The first DBR layer 112 and the second DBR layer 122 are configured to reflect light having the oscillation wavelength λ. Of the spontaneously emitted light, the component having the oscillation wavelength λ forms a standing wave between the first DBR layer 112 and the second DBR layer 122 and is amplified by the active layer 115.
When the injected current exceeds a threshold value, the light forming a standing wave performs laser oscillation, and a laser beam is emitted through the second cladding layer 116, the constriction layer 121, and the second DBR layer 122. In FIG. 1 , the surface through which a laser beam is emitted is shown as a light emission surface H.
Note that of the light generated in the active layer 115, the light that has entered the interface between the injection region 121 b and the constriction region 121 a is refracted toward the injection region 121 b due to the refractive index difference between the two regions, and contributes to laser oscillation. That is, the constriction layer 121 has the light confinement action in addition to the current confinement action.
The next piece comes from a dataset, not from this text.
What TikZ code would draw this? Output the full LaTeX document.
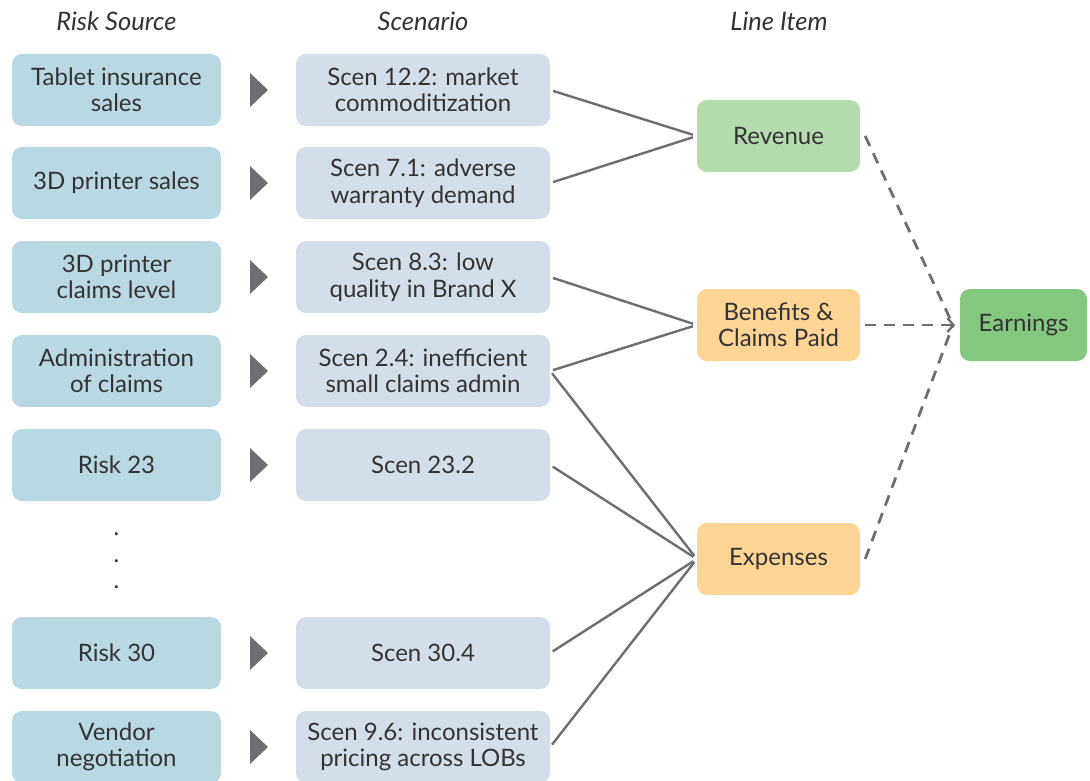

As described above, the current is subjected to a confinement action by the constriction region 121 a and injected into the active layer 115. For this reason, the shape of the constriction region 121 a is required to have a certain degree of accuracy or higher. If the shape accuracy of the constriction region 121 a is low, the optical aperture (OA) diameter (diameter D in FIG. 3 ) varies from that of another VCSEL element 100, and the beam properties of a laser beam to be emitted are affected.
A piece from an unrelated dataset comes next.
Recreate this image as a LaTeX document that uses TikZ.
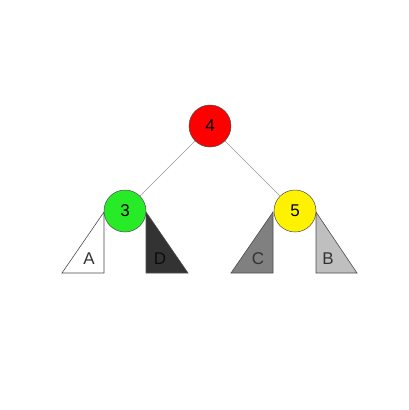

Here, as will be described below, the VCSEL element 100 is configured so that the constriction region 121 a can be prepared with high accuracy and the OA diameter can be prevented from varying. Further, in the VCSEL element 100, since the constriction layer 121 is provided between the first DBR layer 112 and the second DBR layer 122, the current confinement property of the constriction layer 121 is high.
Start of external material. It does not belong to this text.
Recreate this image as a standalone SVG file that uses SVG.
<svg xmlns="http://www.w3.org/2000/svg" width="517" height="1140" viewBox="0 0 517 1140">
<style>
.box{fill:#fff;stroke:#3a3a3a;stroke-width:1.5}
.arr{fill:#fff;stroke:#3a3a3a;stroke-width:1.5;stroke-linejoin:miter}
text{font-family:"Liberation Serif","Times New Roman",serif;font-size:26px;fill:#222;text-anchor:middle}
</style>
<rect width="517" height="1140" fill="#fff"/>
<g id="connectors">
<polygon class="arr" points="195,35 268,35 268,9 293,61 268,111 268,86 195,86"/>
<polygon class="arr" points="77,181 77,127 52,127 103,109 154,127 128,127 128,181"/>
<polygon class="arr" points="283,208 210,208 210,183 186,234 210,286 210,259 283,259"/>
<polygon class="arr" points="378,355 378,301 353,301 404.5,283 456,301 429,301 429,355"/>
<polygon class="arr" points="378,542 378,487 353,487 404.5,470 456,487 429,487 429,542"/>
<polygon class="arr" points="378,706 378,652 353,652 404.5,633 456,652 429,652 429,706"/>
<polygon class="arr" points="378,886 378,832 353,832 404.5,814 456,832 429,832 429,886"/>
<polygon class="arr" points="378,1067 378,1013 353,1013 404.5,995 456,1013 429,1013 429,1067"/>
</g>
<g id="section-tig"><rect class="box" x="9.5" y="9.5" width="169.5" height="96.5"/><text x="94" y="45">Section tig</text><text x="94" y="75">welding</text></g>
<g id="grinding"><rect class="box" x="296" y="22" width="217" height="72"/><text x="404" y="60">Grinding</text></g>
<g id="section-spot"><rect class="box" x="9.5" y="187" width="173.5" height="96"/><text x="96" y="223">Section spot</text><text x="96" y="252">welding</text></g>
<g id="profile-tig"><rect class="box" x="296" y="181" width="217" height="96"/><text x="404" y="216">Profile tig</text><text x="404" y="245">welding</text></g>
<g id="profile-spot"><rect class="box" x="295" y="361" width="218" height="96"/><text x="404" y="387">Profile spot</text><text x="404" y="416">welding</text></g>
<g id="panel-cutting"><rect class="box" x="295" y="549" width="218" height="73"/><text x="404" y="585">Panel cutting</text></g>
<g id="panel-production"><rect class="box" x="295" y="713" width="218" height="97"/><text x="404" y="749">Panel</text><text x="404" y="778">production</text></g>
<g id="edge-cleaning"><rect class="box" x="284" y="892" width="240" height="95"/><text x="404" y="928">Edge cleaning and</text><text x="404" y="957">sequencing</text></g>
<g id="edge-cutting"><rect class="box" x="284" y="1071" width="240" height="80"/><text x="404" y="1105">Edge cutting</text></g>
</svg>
Further, in the VCSEL element 100, the constriction region 121 a can be formed as a gap. As a result, it is possible to make the refractive index difference large between the injection region 121 b and the constriction region 121 a and make the light confinement property by the constriction layer 121 high.
[Method of Producing VCSEL Element]
A method of producing the VCSEL element 100 will be described. FIG. 4 to FIG. 9 are each a schematic diagram showing a method of producing the VCSEL element 100.
As shown in FIG. 4 , the first substrate 110 is prepared. The first substrate 110 can be prepared by laminating the first DBR layer 112 and the semiconductor layer 113 by crystal growth on the base material 111. The crystal growth can be, for example, epitaxial crystal growth.
Subsequently, the second substrate 120 is prepared. In the process of preparing the second substrate 120, the second DBR layer 122 and a constriction layer 121 d are laminated by crystal growth on the base material 151 as shown in FIG. 5 . The crystal growth can be, for example, epitaxial crystal growth. The base material 151 can be formed of, for example, n-GaAs, but may be formed of another material.
Subsequently, as shown in FIG. 6 , an etching mask M having a predetermined opening is formed on the constriction layer 121 d. The etching mask M may be a photomask patterned by photolithography or may be a hard mask or a metal mask formed by laser drawing or the like.
Subsequently, as shown in FIG. 7 , the constriction layer 121 d is etched using the etching mask M to remove part of the constriction layer 121 d. For example, wet etching using an aqueous citric acid solution as an etching solution can be performed. Further, in this step, dry etching may be used.
Subsequently, as shown in FIG. 8 , the mask M is removed. By this etching step, the constriction layer 121 having the constriction region 121 a, the injection region 121 b, and the outer peripheral region 121 c is formed.
Subsequently, as shown in FIG. 9 , the first substrate 110 and the second substrate 120 are bonded to each other. In the figure, the bonding surface between the first substrate 110 and the second substrate 120 is shown as the bonding surface S. This bonding method is not particularly limited, and an arbitrary bonding method such as room temperature bonding, plasma bonding, and thermal diffusion bonding can be used.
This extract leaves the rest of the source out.